VideoSeeker: 네이티브 에이전트 도구 호출을 통한 인스턴스 수준 비디오 이해 유도

초록

대규모 시각-언어 모델(LVLM)은 비디오 이해에 있어 상당한 진전을 보였으나, 인스턴스 수준에서 정밀한 시공간적 위치 파악이 필요한 작업에서는 여전히 큰 어려움에 직면해 있다. 기존 방법들은 주로 텍스트 프롬프트를 활용한 인간-모델 상호작용에 의존하지만, 이러한 프롬프트는 정확한 공간적 및 시간적 참조를 제공하기 어려워 사용자 경험이 저하된다. 또한 현재의 접근법은 일반적으로 시각적 인식과 언어 추론을 분리하여, 시각적 콘텐츠가 아닌 언어를 중심으로 추론을 진행함으로써 모델이 세밀한 시각적 증거를 능동적으로 인식하는 능력을 제한한다. 이러한 문제를 해결하기 위해, 우리는 시각적 프롬프트를 통한 인스턴스 수준 비디오 이해를 위한 새로운 패러다임인 VideoSeeker를 제안한다. VideoSeeker는 에이전트 추론과 인스턴스 수준 비디오 이해 작업을 원활하게 통합하여, 모델이 필요에 따라 관련 비디오 구간을 능동적으로 인식하고 검색할 수 있게 한다. 우리는 대규모의 고품질 인스턴스 수준 비디오 데이터를 효율적으로 생성하기 위해 4단계의 완전 자동화된 데이터 합성 파이프라인을 구축하였다. 콜드 스타트 지도학습과 강화학습 훈련을 통해 도구 호출 및 능동적 인식 능력을 모델에 내재화함으로써 강력한 비디오 이해 모델을 구축하였다. 실험 결과, 우리의 모델은 인스턴스 수준 비디오 이해 작업에서 기준 모델 대비 평균 +13.7%의 성능 향상을 달성하였으며, GPT-4o 및 Gemini-2.5-Pro와 같은 강력한 폐쇄형 소스 모델을 능가하면서도 일반 비디오 이해 벤치마크에서 효과적인 전이 가능성을 보여주었다. 관련 데이터셋과 코드는 공개될 예정이다.

English

Large Vision-Language Models (LVLMs) have shown significant progress in video understanding, yet they face substantial challenges in tasks requiring precise spatiotemporal localization at the instance level. Existing methods primarily rely on text prompts for human-model interaction, but these prompts struggle to provide precise spatial and temporal references, resulting in poor user experience. Furthermore, current approaches typically decouple visual perception from language reasoning, centering reasoning around language rather than visual content, which limits the model's ability to proactively perceive fine-grained visual evidence. To address these challenges, we propose VideoSeeker, a novel paradigm for instance-level video understanding through visual prompts.

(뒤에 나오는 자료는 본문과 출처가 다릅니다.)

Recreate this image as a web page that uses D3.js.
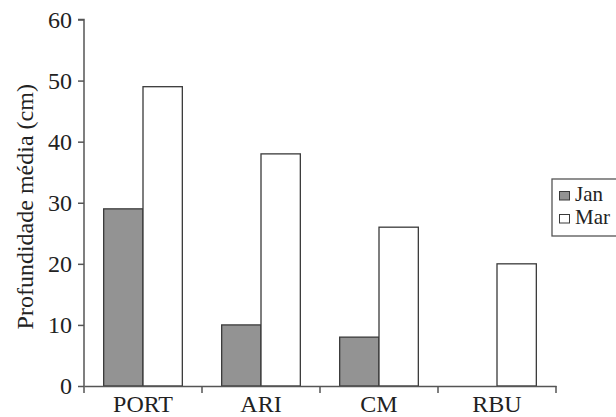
<!DOCTYPE html>
<html>
<head>
<meta charset="utf-8">
<script src="https://cdn.jsdelivr.net/npm/d3@7"></script>
<style>
  html, body { margin: 0; padding: 0; background: #fff; }
  svg { display: block; }
  text { font-family: "Liberation Serif", "Times New Roman", Times, serif; fill: #222; }
</style>
</head>
<body>
<svg id="chart" width="616" height="417"></svg>
<script>
const categories = ["PORT", "ARI", "CM", "RBU"];
const seriesNames = ["Jan", "Mar"];
const janValues = [29, 10, 8, 0];
const marValues = [49, 38, 26, 20];
const yTicks = [0, 10, 20, 30, 40, 50, 60];
const yLabel = "Profundidade média (cm)";
const colors = { Jan: "#939393", Mar: "#ffffff" };

const data = categories.map((c, i) => ({ cat: c, Jan: janValues[i], Mar: marValues[i] }));

const svg = d3.select("#chart");
const mLeft = 84, mRight = 556, mTop = 19.5, mBottom = 386;

const x0 = d3.scaleBand().domain(categories).range([mLeft, mRight]).padding(0);
const x1 = d3.scaleBand().domain(seriesNames).range([0, x0.bandwidth()]).paddingInner(0).paddingOuter(0.5);
const y = d3.scaleLinear().domain([0, 60]).range([mBottom, mTop]);

// bars
const groups = svg.append("g").selectAll("g").data(data).join("g")
  .attr("transform", d => `translate(${x0(d.cat)},0)`);
groups.selectAll("rect")
  .data(d => seriesNames.map(s => ({ s, v: d[s] })).filter(e => e.v > 0))
  .join("rect")
  .attr("x", e => x1(e.s))
  .attr("y", e => y(e.v))
  .attr("width", x1.bandwidth())
  .attr("height", e => y(0) - y(e.v))
  .attr("fill", e => colors[e.s])
  .attr("stroke", "#3a3a3a")
  .attr("stroke-width", 1.3);

// y axis
const yAxis = d3.axisLeft(y).tickValues(yTicks).tickSize(6).tickPadding(6).tickFormat(d3.format("d"));
const gy = svg.append("g").attr("transform", `translate(${mLeft},0)`).call(yAxis);
gy.select(".domain").attr("stroke", "#555").attr("stroke-width", 1.5).attr("d", `M-6,${mTop}H0V${mBottom}`);
gy.selectAll(".tick line").attr("stroke", "#555").attr("stroke-width", 1.5);
gy.selectAll(".tick text").style("font-size", "24px").attr("font-family", null).attr("fill", "#222");

// x axis
const xAxis = d3.axisBottom(x0).tickSize(0).tickPadding(9);
const gx = svg.append("g").attr("transform", `translate(0,${mBottom})`).call(xAxis);
gx.select(".domain").attr("stroke", "#555").attr("stroke-width", 1.5);
gx.selectAll(".tick text").style("font-size", "24px").attr("font-family", null).attr("fill", "#222");
// category boundary ticks
const bounds = categories.map(c => x0(c)).concat([mRight]);
gx.append("g").selectAll("line").data(bounds).join("line")
  .attr("x1", d => d).attr("x2", d => d)
  .attr("y1", 0).attr("y2", 7)
  .attr("stroke", "#555").attr("stroke-width", 1.5);

// y label
svg.append("text")
  .attr("transform", `translate(33,${(mTop + mBottom) / 2 + 4}) rotate(-90)`)
  .attr("text-anchor", "middle")
  .style("font-size", "24px")
  .text(yLabel);

// legend
const lg = svg.append("g").attr("transform", "translate(552,179)");
lg.append("rect").attr("x", 0).attr("y", 0).attr("width", 80).attr("height", 57)
  .attr("fill", "#fff").attr("stroke", "#555").attr("stroke-width", 1.3);
seriesNames.forEach((s, i) => {
  lg.append("rect").attr("x", 7.5).attr("y", 12.5 + i * 23).attr("width", 10).attr("height", 8.5)
    .attr("fill", colors[s]).attr("stroke", "#3a3a3a").attr("stroke-width", 1);
  lg.append("text").attr("x", 23).attr("y", 22 + i * 23).style("font-size", "21px").text(s);
});
</script>
</body>
</html>
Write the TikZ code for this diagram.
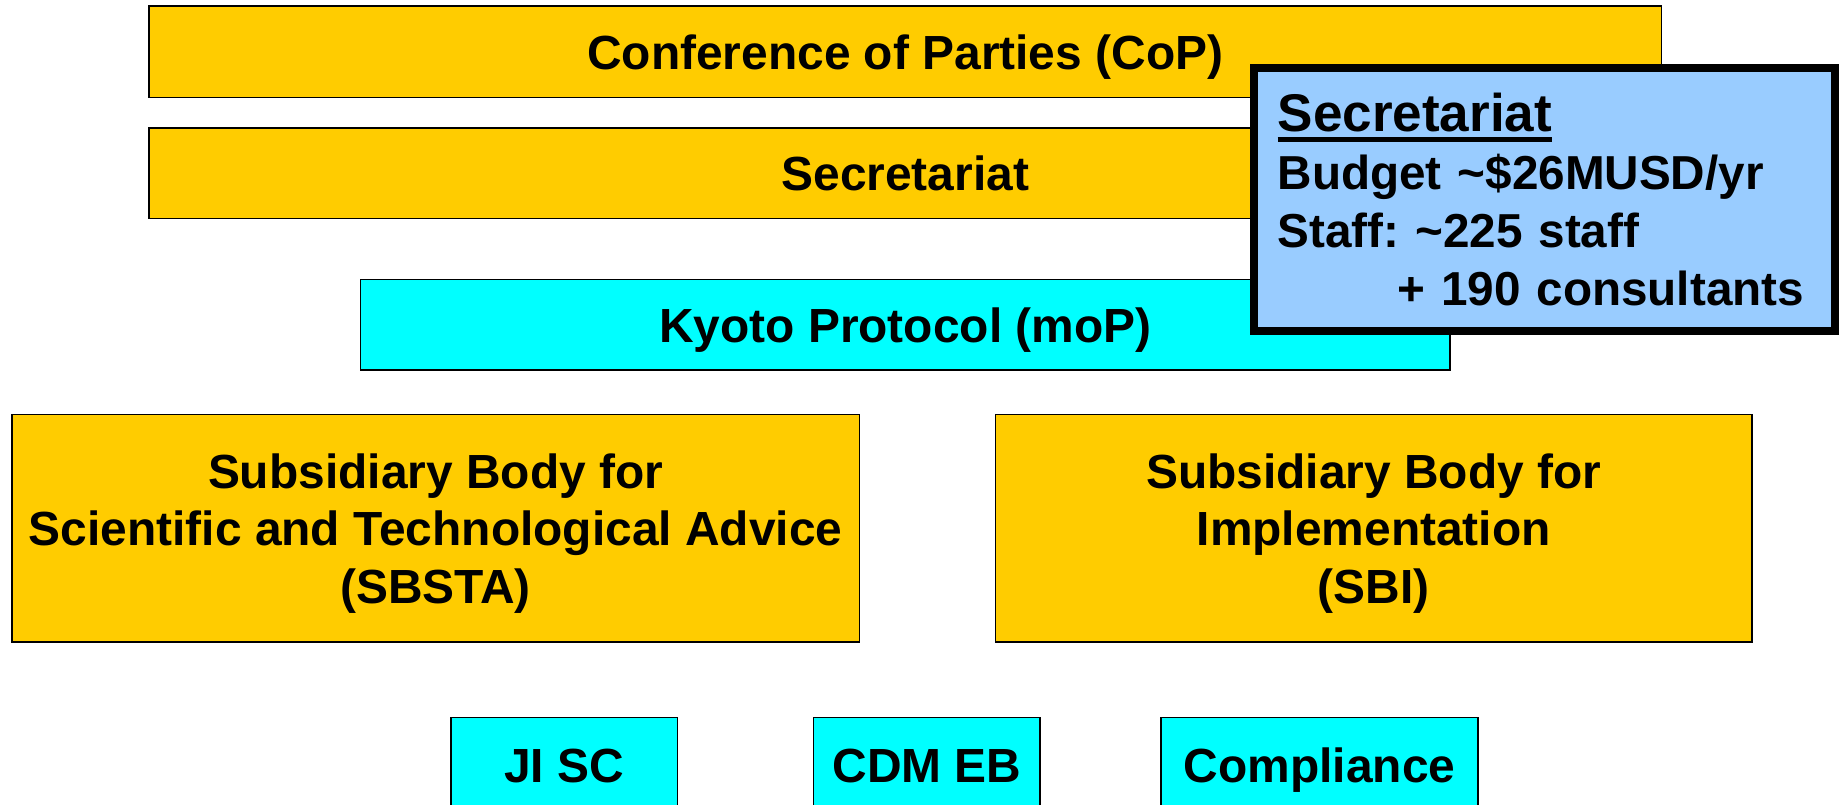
\documentclass[tikz,border=0pt]{standalone}
\usepackage{fontspec}
\setmainfont{Liberation Sans}
\usetikzlibrary{positioning,calc}
\pgfdeclarelayer{foreground}
\pgfsetlayers{main,foreground}
\definecolor{cfgold}{HTML}{FFCC00}
\definecolor{cfcyan}{HTML}{00FFFF}
\definecolor{cfblue}{HTML}{99CCFF}
\newcommand{\ulhead}[1]{\setbox0\hbox{#1}\rlap{\rule[-4.5pt]{\wd0}{2.2pt}}\box0}
\frenchspacing
\tikzset{
  body/.style={draw=black,line width=0.7pt,inner sep=0pt,align=center,text depth=0pt,
    font=\bfseries\fontsize{20.4}{24.5}\selectfont},
  orgbox/.style={body,fill=cfgold},
  kpbox/.style={body,fill=cfcyan},
  notebox/.style={draw=black,line width=3.2pt,fill=cfblue,inner xsep=10pt,
    inner ysep=0pt,align=left,font=\bfseries\fontsize{20.3}{24.75}\selectfont},
}
\begin{document}
\begin{tikzpicture}[x=0.5pt,y=-0.5pt]
\clip (0,0) rectangle (1568,685.6);
% top bars
\node[orgbox,minimum width=644pt,minimum height=39pt] (cop) at (771,44) {Conference of Parties (CoP)};
\node[orgbox,minimum width=644pt,minimum height=38.5pt] (secr) at (771,147.5) {Secretariat};
\node[kpbox,minimum width=464pt,minimum height=38.5pt] (kyoto) at (771,276.5) {Kyoto Protocol (moP)};
% subsidiary bodies
\node[orgbox,minimum width=361pt,minimum height=97pt] (sbsta) at (371,450)
  {Subsidiary Body for\\Scientific and Technological Advice\\(SBSTA)};
\node[orgbox,minimum width=322pt,minimum height=97pt] (sbi) at (1170,450)
  {Subsidiary Body for\\Implementation\\(SBI)};
% bottom row
\node[kpbox,minimum width=96.5pt,minimum height=41pt] (jisc) at (480.5,652) {JI SC};
\node[kpbox,minimum width=96.5pt,minimum height=41pt] (cdmeb) at (789.5,652) {CDM EB};
\node[kpbox,minimum width=135pt,minimum height=41pt] (compl) at (1124,652) {Compliance};
% secretariat note
\begin{pgfonlayer}{foreground}
\node[notebox,text width=227.3pt,minimum height=112pt] (secnote) at (1315.5,170)
  {{\fontsize{22.6}{24.75}\selectfont\ulhead{Secretariat}}\\
   Budget \char`\~\$26MUSD/yr\\
   Staff: \char`\~225 staff\\
   \hspace*{51pt}+ 190 consultants};
\end{pgfonlayer}
\end{tikzpicture}
\end{document}
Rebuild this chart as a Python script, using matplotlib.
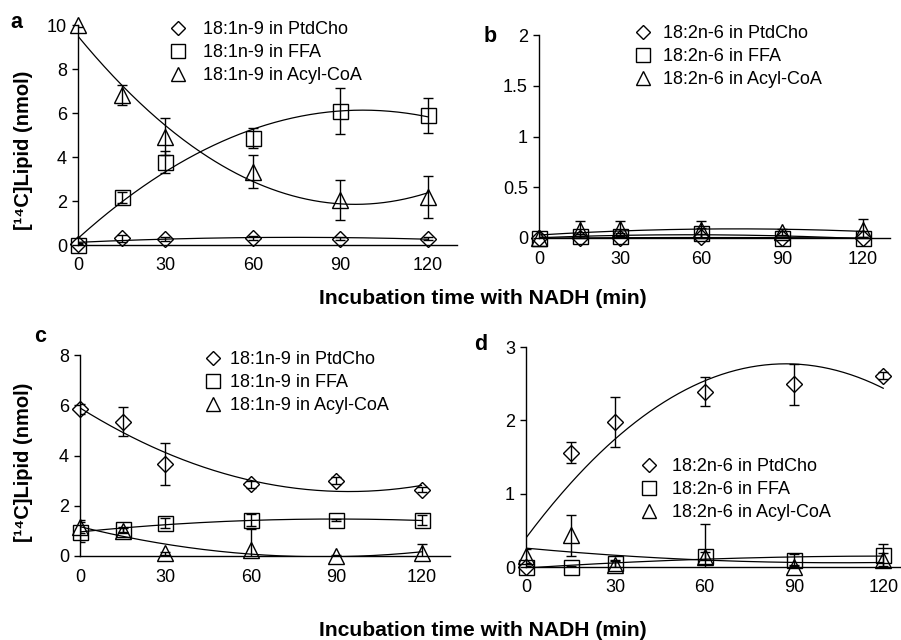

VideoSeeker seamlessly integrates agentic reasoning with instance-level video understanding tasks, enabling the model to proactively perceive and retrieve relevant video segments on demand. We construct a four-stage fully automated data synthesis pipeline to efficiently generate large-scale, high-quality instance-level video data. We internalize tool-calling and proactive perception capabilities into the model via cold-start supervision and RL training, building a powerful video understanding model. Experiments demonstrate that our model achieves an average improvement of +13.7% over baselines on instance-level video understanding tasks, surpassing powerful closed-source models such as GPT-4o and Gemini-2.5-Pro, while also showing effective transferability on general video understanding benchmarks. The relevant datasets and code will be released publicly.